The specimen hunter…
This chap reeks of the Jim Gibbinson era with his camouflage jacket, aviator Polaroids and shoulder length hair, he starts fishing at around midnight, no bivvie for him just a thick jumper and the shelter of a overhanging bush. I came across this guy one morning tucked away oblivious to many a dog walker as he sat in wait for one of the huge carp that cruise by in the streamer weed. He told me of monster bream he had caught that night, up to 10 lbs! I’m used to listening to anglers tales of monsters but this guy sounded ok to me, his approach and knowledge of the river seemed pretty sound and his captures matched with my own observations of where the big carp and bream lie.
On the better dressed side of angling I came across an angler sporting a pair of waders and a red beard in search of chub or possibly an elusive London brownie. After climbing down the side of a broken wall he was seen wading out into the head of a weir casting up into some faster flowing water. I told him of some chub further down and he soon departed and disappeared through the tall grass. A spirited challenge I thought as I moved on pushing the pram.
The Lower Lea has a fascination, quite different from the Walton days and the three hundred years of industrial abuse it has endured afterwards, now I feel that this short stretch of river has reclaimed a sense of being natural again, wild and left to its own. Dog walkers, joggers and pram pushers all pass by, oblivious to the nature and the anglers that lurk, all hidden away.
Being quite a indecisive character at times, choosing a venue for the start of the river season can be difficult, but I did have my heart set on some river fishing. On Saturday I made my way over to a small stream I have been looking at only to find some lads in the middle of a boillie fight as they set up camp for midnight, this put a dampener on my plans for the sixteen.

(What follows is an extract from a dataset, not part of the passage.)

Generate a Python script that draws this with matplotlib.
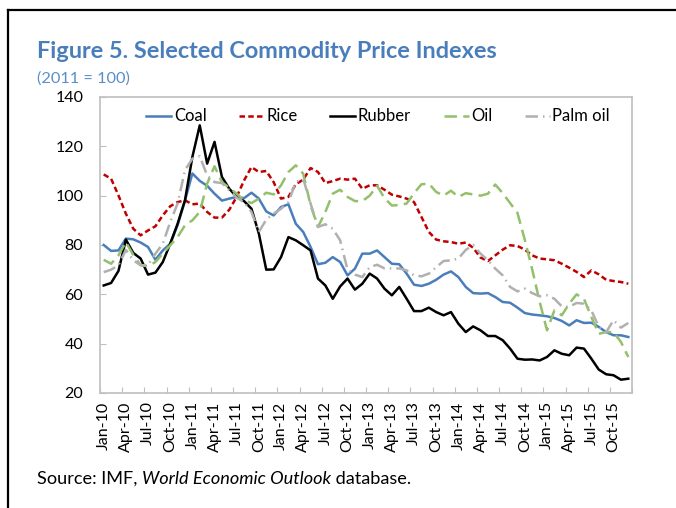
import numpy as np
import matplotlib
matplotlib.use("Agg")
import matplotlib.pyplot as plt
from matplotlib.lines import Line2D

plt.rcParams['font.family'] = ['Lato', 'DejaVu Sans']

# Monatsdaten Jan-10 bis Dez-15 (2011 = 100)
months = ['Jan', 'Feb', 'Mar', 'Apr', 'May', 'Jun', 'Jul', 'Aug', 'Sep', 'Oct', 'Nov', 'Dec']
years = ['10', '11', '12', '13', '14', '15']
dates = [m + '-' + y for y in years for m in months]

coal = [80, 77.6, 77.8, 82.6, 82.3, 81, 79.2, 74, 77.8, 80.5, 88, 98,
        109, 106, 104, 100.8, 98, 98.8, 99.5, 99, 101.2, 98.8, 93.6, 92,
        95.4, 96.5, 88.6, 85.3, 79.2, 72.2, 72.8, 75.1, 73.1, 67.7, 70.4, 76.5,
        76.5, 77.8, 75.1, 72.4, 72.2, 68.4, 63.9, 63.4, 64.3, 65.9, 68, 69.3,
        67, 63, 60.5, 60.3, 60.5, 58.9, 56.9, 56.6, 54.6, 52.4, 51.8, 51.5,
        51.1, 50.4, 49.2, 47.4, 49.5, 48.4, 48.5, 46.8, 44.7, 43.4, 43.4, 42.7]
rice = [108.6, 106.9, 100.1, 92.7, 86.6, 83.9, 85.9, 87.6, 92, 95.7, 97.4, 98.1,
        96.5, 96.8, 93.4, 91.1, 91.1, 94.3, 99.5, 106.2, 111.6, 109.6, 110, 105.5,
        98.8, 99.5, 104.6, 106.5, 111.2, 109.6, 105.1, 105.9, 106.9, 106.5, 106.9, 102.8,
        104.2, 104.2, 102.4, 100.4, 99.7, 98.8, 97.4, 91.4, 85.3, 82.2, 81.5, 81.2,
        80.5, 81, 78.9, 74.9, 73.5, 75.8, 78.1, 79.9, 79.6, 78.1, 75.8, 74.5,
        74.2, 73.8, 72.4, 70.8, 69.1, 67, 69.7, 68.1, 65.9, 65.4, 65, 64.3]
rubber = [63.6, 64.6, 69.5, 82.2, 76.8, 74.5, 68, 68.8, 73.1, 80.5, 88.6, 98.1,
          115.7, 128.5, 113, 121.8, 107.6, 102.8, 99.5, 97.8, 94.7, 84.6, 70, 70.1,
          75.1, 83.2, 81.9, 79.9, 77.8, 66.4, 63.6, 58.2, 63.2, 66.4, 61.9, 64.3,
          68.4, 66.4, 62.3, 59.6, 63, 58.2, 53.2, 53.2, 54.6, 52.8, 51.5, 52.8,
          48.1, 44.7, 47, 45.4, 43.1, 43.1, 41.4, 38, 33.9, 33.5, 33.6, 33.2,
          34.6, 37.3, 35.9, 35.3, 38.4, 38, 33.9, 29.5, 27.6, 27.2, 25.4, 25.8]
oil = [74, 72.4, 75.8, 81.2, 76, 71.8, 71.4, 73.1, 76.5, 79.9, 83.2, 88,
       90, 93.4, 104.9, 111.9, 105.5, 103.2, 100.8, 98.1, 97, 98.8, 101.2, 100.5,
       104.2, 109.6, 112.3, 108.9, 96.1, 87.3, 93.4, 100.8, 102.4, 99.5, 97.8, 97.8,
       100, 104, 99, 96, 96.2, 96.8, 101, 104.6, 104.9, 101.5, 100, 102,
       99.5, 101, 100.5, 100, 100.8, 104.5, 101, 97, 93, 82, 70, 57,
       45.4, 53.5, 51.5, 56.2, 60, 58.2, 50.8, 44, 44.7, 44.7, 40.7, 34.6]
palm_oil = [69, 70, 71.8, 78, 73.8, 71.8, 71.8, 76.5, 80.5, 89.3, 96.8, 110.3,
            115, 116, 108.2, 105.5, 105.1, 102.2, 99.2, 97.4, 93.4, 85.3, 90.3, 92.7,
            94.7, 97.4, 105.5, 106.9, 96.8, 87.3, 88.4, 86.6, 81.9, 70, 68, 67,
            71, 72, 70.5, 70.5, 70.5, 69.7, 67.7, 67.3, 68.4, 71, 73.5, 73.8,
            74.5, 78, 80, 76.5, 73.8, 70.4, 67.7, 63, 61.2, 62.3, 60.5, 59.2,
            59.6, 58.2, 55.1, 54.9, 56.5, 56.2, 53.5, 46.8, 44.7, 49.5, 46.5, 48.4]

x = np.arange(len(dates))

fig = plt.figure(figsize=(6.76, 5.08), dpi=100)
ax = fig.add_axes([100 / 676, 1 - 393 / 508, 532 / 676, 296 / 508])

lw = 1.8
ax.plot(x, coal, color='#4A7EBB', lw=lw, label='Coal')
ax.plot(x, rice, color='#C00000', lw=lw, dashes=(2.2, 1.3), label='Rice')
ax.plot(x, rubber, color='black', lw=lw, label='Rubber')
ax.plot(x, oil, color='#92C06B', lw=lw, dashes=(5, 2.5), label='Oil')
ax.plot(x, palm_oil, color='#B0B0B0', lw=lw, dashes=(5, 2, 0.6, 2), label='Palm oil')

ax.set_xlim(-0.5, len(dates) - 0.5)
ax.set_ylim(20, 140)
ax.set_yticks(np.arange(20, 141, 20))

# Striche zwischen den Kategorien, Beschriftung auf jedem 3. Monat
ax.set_xticks(np.arange(-0.5, len(dates), 3))
ax.set_xticklabels([])
ax.set_xticks(x[::3], minor=True)
ax.set_xticklabels(dates[::3], minor=True, rotation=90, fontsize=11.5)
ax.tick_params(axis='x', which='major', direction='in', length=4, color='#BFBFBF')
ax.tick_params(axis='x', which='minor', length=0, pad=6)
ax.tick_params(axis='y', direction='in', length=4, color='#BFBFBF', labelsize=11.5, pad=12)

for sp in ax.spines.values():
    sp.set_color('#BFBFBF')
    sp.set_linewidth(1.2)

ax.legend(loc='upper center', ncol=5, frameon=False, fontsize=12,
          handlelength=1.5, handletextpad=0.15, columnspacing=1.95,
          bbox_to_anchor=(0.523, 1.012))

fig.text(37 / 676, 1 - 58 / 508, 'Figure 5. Selected Commodity Price Indexes',
         fontsize=16.9, fontweight='bold', color='#4A7EBB')
fig.text(37 / 676, 1 - 83 / 508, '(2011 = 100)', fontsize=11.8, color='#5B8DC9')
fig.text(37 / 676, 1 - 484 / 508, 'Source: IMF, ', fontsize=13.1)
fig.canvas.draw()
r = fig.canvas.get_renderer()
bb = fig.texts[-1].get_window_extent(r)
t2 = fig.text(bb.x1 / fig.bbox.width, 1 - 484 / 508, 'World Economic Outlook',
              fontsize=13.1, style='italic')
bb2 = t2.get_window_extent(r)
fig.text(bb2.x1 / fig.bbox.width, 1 - 484 / 508, ' database.', fontsize=13.1)

# Rahmen oben und links
fig.add_artist(Line2D([8 / 676, 1], [1 - 10 / 508, 1 - 10 / 508], color='black', lw=1.6))
fig.add_artist(Line2D([8 / 676, 8 / 676], [0, 1 - 10 / 508], color='black', lw=1.6))

fig.savefig('out.png', dpi=100)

On Saturday evening I was still very much undecided and feeling a little grumpy about my prospects for the following morning, plus I have seen the bream, carp and barbel all spawning over the last few days so I was not feeling too optimistic about the fishing. Then I thought, stay local, get up early and just enjoy the start of the new season, so the Lower Lea was my target, travelling light on my bike , try some trotting along with fish spotting and keep my expectations low.
I awoke at 4.55 am naturally, I very rarely need an alarm clock when going fishing, my inbuilt alarm does the job and very rarely lets me down. By 5.30am I was on the river after taking a short diversion via the canal just incase a feeding carp was in view, they weren’t so I headed straight on to the river.
Surprisingly my first choice swim was already taken as was the second but I soon found a nice over-grown swim with a good long trot of water, the sun was rising just in front of me and I was happy just being.
With little expectation I was not surprised that I caught nothing, but early morning on the river is a tonic that I needed and while enjoying the sights of heron and kingfisher I planned some trips over the forth-coming summer.